Local-LLM refinement¶
total-recall is 100% deterministic heuristics by default — zero model calls, zero network egress. The local-LLM refinement layer adds a second pass that improves machine-name extraction accuracy, vocabulary definitions, and per-project narrative summaries.
Auto-setup (zero config)¶
On first install the plugin bootstrap automatically:
- Downloads the ollama binary (~38 MB, no
sudo, into the plugin data dir). - Pulls the default model
qwen3.5:2b(~2.7 GB). - Starts a localhost ollama daemon.
All of this runs detached in the background — the spawning Claude Code session does not wait for it and does not need to stay open. A one-time banner in your first session announces that setup is in progress.
Nothing for you to do. Refinement activates automatically once the model is
ready, on the next rebuild.
Privacy¶
Your transcripts never leave the machine. The model runs on-device via
ollama. Cloud APIs are deliberately not supported — they would break the
no-reupload guarantee that is a core design constraint of total-recall. The
ollama daemon listens on localhost:11434 only.
What refinement improves¶
Refinement runs on the cold path only (during total-recall index --rebuild).
The heuristic baseline is always the fallback; refinement is additive only.
| What | Heuristic baseline | With qwen3.5:2b |
|---|---|---|
| Machine-name extraction | Pattern-based NER | Precision 1.0, Recall 1.0 |
| Vocabulary definitions | Terms listed, no definitions | ~60% define coverage |
| Project narratives | Not generated | Short accurate summaries |
| Runtime (machines pass) | ~3s | ~19s |
These numbers are from a head-to-head eval against gemma4:e2b (definition
coverage ~0.20) and qwen3.5:4b. qwen3.5:2b won on all three axes at the
2B size; larger models can improve definition coverage further.
Env vars¶
| Env var | Default | Effect |
|---|---|---|
TOTAL_RECALL_LLM_PROVIDER |
auto |
none disables the entire LLM layer (no download, no daemon, no refinement). ollama forces the ollama code path. |
TOTAL_RECALL_LLM_MODEL |
qwen3.5:2b |
Model tag to use. Any model you have pulled with ollama pull works. |
TOTAL_RECALL_LLM_REFINE_TEXT |
1 |
Set to 0 to disable vocab/narrative refinement while keeping machine-name extraction. |
TOTAL_RECALL_LLM_BASE_URL |
http://localhost:11434 |
Ollama API endpoint. |
Disable entirely¶
export TOTAL_RECALL_LLM_PROVIDER=none
No download, no daemon, no refinement — pure heuristics, same as v0.8 and earlier.
Use a larger model¶
export TOTAL_RECALL_LLM_MODEL=qwen3.5:4b # more RAM, slower, higher coverage
ollama pull qwen3.5:4b
total-recall index --rebuild
Any model you have already pulled will work; the default qwen3.5:2b is the
validated sweet spot for speed vs quality on a typical developer machine.
Troubleshooting¶
"ollama not found" after install¶
The bootstrap installs ollama into the plugin data dir, not /usr/local/bin.

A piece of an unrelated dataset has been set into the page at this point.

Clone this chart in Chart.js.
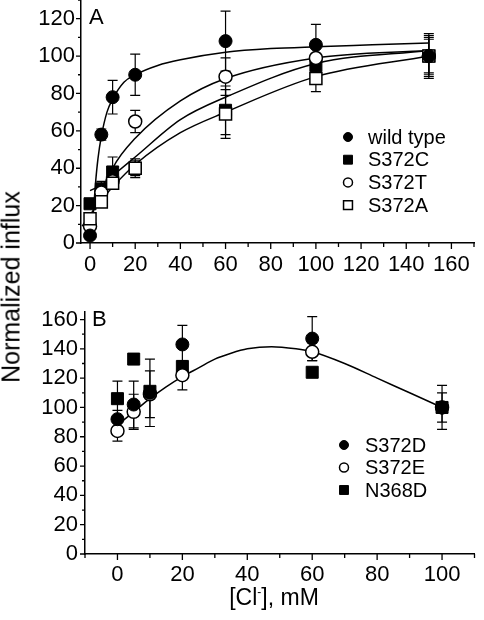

If your shell does not pick it up automatically, run /total-recall:llm-setup
to retry. Alternatively: export TOTAL_RECALL_LLM_PROVIDER=none to opt out.
Daemon not starting¶
ollama serve & # or: systemctl --user start ollama
curl http://localhost:11434/api/tags # should return JSON
If the port is in use by a system ollama install, set
TOTAL_RECALL_LLM_BASE_URL to point at it:
export TOTAL_RECALL_LLM_BASE_URL=http://localhost:11434
Disk space¶
The model download is ~2.7 GB. Check available space before letting the bootstrap run on a tight disk:
df -h "${CLAUDE_PLUGIN_DATA:-$HOME/.local/share}/total-recall/"
To abort the download and opt out: set TOTAL_RECALL_LLM_PROVIDER=none and
remove the .llm_provisioning lockfile from the plugin data dir.
Manual setup¶
If auto-provisioning fails for any reason, the /total-recall:llm-setup slash
command runs the same steps interactively and reports errors.